Problem statement
Repeat the material below word for word and leave out all pictures.
[START OF Data extract]
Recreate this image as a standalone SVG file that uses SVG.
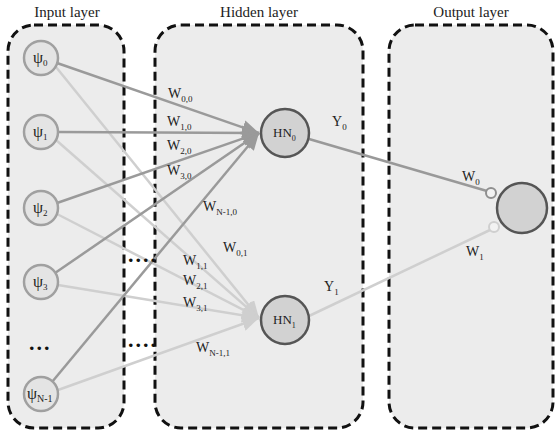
<svg xmlns="http://www.w3.org/2000/svg" width="556" height="432" viewBox="0 0 556 432">
<style>
.box{fill:#ececec;stroke:#111;stroke-width:3;stroke-dasharray:9 5}
.t{font-family:"Liberation Serif","Times New Roman",serif;fill:#222}
.title{font-size:15px;text-anchor:middle}
.w{font-size:14px}
.p{font-size:16px}
.s{font-size:9px}
.in{fill:#e4e4e4;stroke:#a0a0a0;stroke-width:2.5}
.hn{fill:#d2d2d2;stroke:#555;stroke-width:2.5}
.d{stroke:#9a9a9a;stroke-width:2.5;fill:none}
.l{stroke:#cfcfcf;stroke-width:2.5;fill:none}
.dots{font-family:"Liberation Serif",serif;font-size:22px;fill:#111;font-weight:bold;letter-spacing:2px}
</style>
<defs>
<marker id="ad" viewBox="0 0 16 14" refX="16" refY="7" markerWidth="17" markerHeight="15" markerUnits="userSpaceOnUse" orient="auto"><path d="M0,0 L16,7 L0,14 z" fill="#9a9a9a"/></marker>
<marker id="al" viewBox="0 0 16 14" refX="16" refY="7" markerWidth="17" markerHeight="15" markerUnits="userSpaceOnUse" orient="auto"><path d="M0,0 L16,7 L0,14 z" fill="#cfcfcf"/></marker>
</defs>
<g id="layers">
<rect id="input-layer" class="box" x="8" y="25" width="116" height="403" rx="26"/>
<rect id="hidden-layer" class="box" x="155" y="25" width="208" height="403" rx="26"/>
<rect id="output-layer" class="box" x="389" y="25" width="164" height="403" rx="26"/>
<text class="t title" x="67" y="17">Input layer</text>
<text class="t title" x="259" y="17">Hidden layer</text>
<text class="t title" x="471" y="17">Output layer</text>
</g>
<g id="connectors">
<line class="l" x1="56" y1="67" x2="259" y2="318" marker-end="url(#al)"/>
<line class="l" x1="56" y1="140" x2="259" y2="318" marker-end="url(#al)"/>
<line class="l" x1="57" y1="214" x2="259" y2="318" marker-end="url(#al)"/>
<line class="l" x1="58" y1="285" x2="259" y2="318" marker-end="url(#al)"/>
<line class="l" x1="58" y1="390" x2="259" y2="318" marker-end="url(#al)"/>
<line class="d" x1="57" y1="63" x2="259" y2="133" marker-end="url(#ad)"/>
<line class="d" x1="58" y1="132" x2="259" y2="133" marker-end="url(#ad)"/>
<line class="d" x1="57" y1="203" x2="259" y2="133" marker-end="url(#ad)"/>
<line class="d" x1="55" y1="273" x2="259" y2="133" marker-end="url(#ad)"/>
<line class="d" x1="52" y1="382" x2="259" y2="133" marker-end="url(#ad)"/>
<line x1="309" y1="139" x2="487" y2="191" stroke="#999" stroke-width="2.5"/>
<line x1="309" y1="316" x2="490" y2="230" stroke="#cfcfcf" stroke-width="2.5"/>
<circle cx="491" cy="193" r="5" fill="#f2f2f2" stroke="#8f8f8f" stroke-width="2"/>
<circle cx="494" cy="227" r="5" fill="#f2f2f2" stroke="#cfcfcf" stroke-width="2"/>
</g>
<g id="psi0"><circle class="in" cx="41" cy="58" r="17"/><text class="t p" x="33" y="63">ψ<tspan class="s" dy="3">0</tspan></text></g>
<g id="psi1"><circle class="in" cx="41" cy="132" r="17"/><text class="t p" x="33" y="137">ψ<tspan class="s" dy="3">1</tspan></text></g>
<g id="psi2"><circle class="in" cx="41" cy="208" r="17"/><text class="t p" x="33" y="213">ψ<tspan class="s" dy="3">2</tspan></text></g>
<g id="psi3"><circle class="in" cx="41" cy="282" r="17"/><text class="t p" x="33" y="287">ψ<tspan class="s" dy="3">3</tspan></text></g>
<g id="psiN"><circle class="in" cx="41" cy="394" r="17"/><text class="t p" x="27" y="399">ψ<tspan font-size="10" dy="3">N-1</tspan></text></g>
<g id="ellipsis">
<text class="dots" x="29" y="350">...</text>
<text class="dots" x="128" y="262">....</text>
<text class="dots" x="128" y="347">....</text>
</g>
<g id="HN0"><circle class="hn" cx="285" cy="133" r="24"/><text class="t" font-size="13" x="273" y="137">HN<tspan font-size="8" dy="4">0</tspan></text></g>
<g id="HN1"><circle class="hn" cx="285" cy="320" r="24"/><text class="t" font-size="13" x="273" y="324">HN<tspan font-size="8" dy="4">1</tspan></text></g>
<g id="out"><circle class="hn" cx="522" cy="208" r="25"/></g>
<g id="labels">
<text class="t w" x="168" y="98">W<tspan class="s" dy="4">0,0</tspan></text>
<text class="t w" x="167" y="126">W<tspan class="s" dy="4">1,0</tspan></text>
<text class="t w" x="167" y="150">W<tspan class="s" dy="4">2,0</tspan></text>
<text class="t w" x="167" y="175">W<tspan class="s" dy="4">3,0</tspan></text>
<text class="t w" x="203" y="211">W<tspan class="s" dy="4">N-1,0</tspan></text>
<text class="t w" x="223" y="252">W<tspan class="s" dy="4">0,1</tspan></text>
<text class="t w" x="183" y="265">W<tspan class="s" dy="4">1,1</tspan></text>
<text class="t w" x="183" y="285">W<tspan class="s" dy="4">2,1</tspan></text>
<text class="t w" x="183" y="307">W<tspan class="s" dy="4">3,1</tspan></text>
<text class="t w" x="196" y="352">W<tspan class="s" dy="4">N-1,1</tspan></text>
<text class="t w" x="332" y="126">Y<tspan class="s" dy="4">0</tspan></text>
<text class="t w" x="324" y="291">Y<tspan class="s" dy="4">1</tspan></text>
<text class="t w" x="462" y="181">W<tspan class="s" dy="4">0</tspan></text>
<text class="t w" x="466" y="256">W<tspan class="s" dy="4">1</tspan></text>
</g>
</svg>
[END OF Data extract]
Exercise solution
Recreate this image as a standalone SVG file that uses SVG.
<svg xmlns="http://www.w3.org/2000/svg" width="556" height="432" viewBox="0 0 556 432">
<style>
.box{fill:#ececec;stroke:#111;stroke-width:3;stroke-dasharray:9 5}
.t{font-family:"Liberation Serif","Times New Roman",serif;fill:#222}
.title{font-size:15px;text-anchor:middle}
.w{font-size:14px}
.p{font-size:16px}
.s{font-size:9px}
.in{fill:#e4e4e4;stroke:#a0a0a0;stroke-width:2.5}
.hn{fill:#d2d2d2;stroke:#555;stroke-width:2.5}
.d{stroke:#9a9a9a;stroke-width:2.5;fill:none}
.l{stroke:#cfcfcf;stroke-width:2.5;fill:none}
.dots{font-family:"Liberation Serif",serif;font-size:22px;fill:#111;font-weight:bold;letter-spacing:2px}
</style>
<defs>
<marker id="ad" viewBox="0 0 16 14" refX="16" refY="7" markerWidth="17" markerHeight="15" markerUnits="userSpaceOnUse" orient="auto"><path d="M0,0 L16,7 L0,14 z" fill="#9a9a9a"/></marker>
<marker id="al" viewBox="0 0 16 14" refX="16" refY="7" markerWidth="17" markerHeight="15" markerUnits="userSpaceOnUse" orient="auto"><path d="M0,0 L16,7 L0,14 z" fill="#cfcfcf"/></marker>
</defs>
<g id="layers">
<rect id="input-layer" class="box" x="8" y="25" width="116" height="403" rx="26"/>
<rect id="hidden-layer" class="box" x="155" y="25" width="208" height="403" rx="26"/>
<rect id="output-layer" class="box" x="389" y="25" width="164" height="403" rx="26"/>
<text class="t title" x="67" y="17">Input layer</text>
<text class="t title" x="259" y="17">Hidden layer</text>
<text class="t title" x="471" y="17">Output layer</text>
</g>
<g id="connectors">
<line class="l" x1="56" y1="67" x2="259" y2="318" marker-end="url(#al)"/>
<line class="l" x1="56" y1="140" x2="259" y2="318" marker-end="url(#al)"/>
<line class="l" x1="57" y1="214" x2="259" y2="318" marker-end="url(#al)"/>
<line class="l" x1="58" y1="285" x2="259" y2="318" marker-end="url(#al)"/>
<line class="l" x1="58" y1="390" x2="259" y2="318" marker-end="url(#al)"/>
<line class="d" x1="57" y1="63" x2="259" y2="133" marker-end="url(#ad)"/>
<line class="d" x1="58" y1="132" x2="259" y2="133" marker-end="url(#ad)"/>
<line class="d" x1="57" y1="203" x2="259" y2="133" marker-end="url(#ad)"/>
<line class="d" x1="55" y1="273" x2="259" y2="133" marker-end="url(#ad)"/>
<line class="d" x1="52" y1="382" x2="259" y2="133" marker-end="url(#ad)"/>
<line x1="309" y1="139" x2="487" y2="191" stroke="#999" stroke-width="2.5"/>
<line x1="309" y1="316" x2="490" y2="230" stroke="#cfcfcf" stroke-width="2.5"/>
<circle cx="491" cy="193" r="5" fill="#f2f2f2" stroke="#8f8f8f" stroke-width="2"/>
<circle cx="494" cy="227" r="5" fill="#f2f2f2" stroke="#cfcfcf" stroke-width="2"/>
</g>
<g id="psi0"><circle class="in" cx="41" cy="58" r="17"/><text class="t p" x="33" y="63">ψ<tspan class="s" dy="3">0</tspan></text></g>
<g id="psi1"><circle class="in" cx="41" cy="132" r="17"/><text class="t p" x="33" y="137">ψ<tspan class="s" dy="3">1</tspan></text></g>
<g id="psi2"><circle class="in" cx="41" cy="208" r="17"/><text class="t p" x="33" y="213">ψ<tspan class="s" dy="3">2</tspan></text></g>
<g id="psi3"><circle class="in" cx="41" cy="282" r="17"/><text class="t p" x="33" y="287">ψ<tspan class="s" dy="3">3</tspan></text></g>
<g id="psiN"><circle class="in" cx="41" cy="394" r="17"/><text class="t p" x="27" y="399">ψ<tspan font-size="10" dy="3">N-1</tspan></text></g>
<g id="ellipsis">
<text class="dots" x="29" y="350">...</text>
<text class="dots" x="128" y="262">....</text>
<text class="dots" x="128" y="347">....</text>
</g>
<g id="HN0"><circle class="hn" cx="285" cy="133" r="24"/><text class="t" font-size="13" x="273" y="137">HN<tspan font-size="8" dy="4">0</tspan></text></g>
<g id="HN1"><circle class="hn" cx="285" cy="320" r="24"/><text class="t" font-size="13" x="273" y="324">HN<tspan font-size="8" dy="4">1</tspan></text></g>
<g id="out"><circle class="hn" cx="522" cy="208" r="25"/></g>
<g id="labels">
<text class="t w" x="168" y="98">W<tspan class="s" dy="4">0,0</tspan></text>
<text class="t w" x="167" y="126">W<tspan class="s" dy="4">1,0</tspan></text>
<text class="t w" x="167" y="150">W<tspan class="s" dy="4">2,0</tspan></text>
<text class="t w" x="167" y="175">W<tspan class="s" dy="4">3,0</tspan></text>
<text class="t w" x="203" y="211">W<tspan class="s" dy="4">N-1,0</tspan></text>
<text class="t w" x="223" y="252">W<tspan class="s" dy="4">0,1</tspan></text>
<text class="t w" x="183" y="265">W<tspan class="s" dy="4">1,1</tspan></text>
<text class="t w" x="183" y="285">W<tspan class="s" dy="4">2,1</tspan></text>
<text class="t w" x="183" y="307">W<tspan class="s" dy="4">3,1</tspan></text>
<text class="t w" x="196" y="352">W<tspan class="s" dy="4">N-1,1</tspan></text>
<text class="t w" x="332" y="126">Y<tspan class="s" dy="4">0</tspan></text>
<text class="t w" x="324" y="291">Y<tspan class="s" dy="4">1</tspan></text>
<text class="t w" x="462" y="181">W<tspan class="s" dy="4">0</tspan></text>
<text class="t w" x="466" y="256">W<tspan class="s" dy="4">1</tspan></text>
</g>
</svg>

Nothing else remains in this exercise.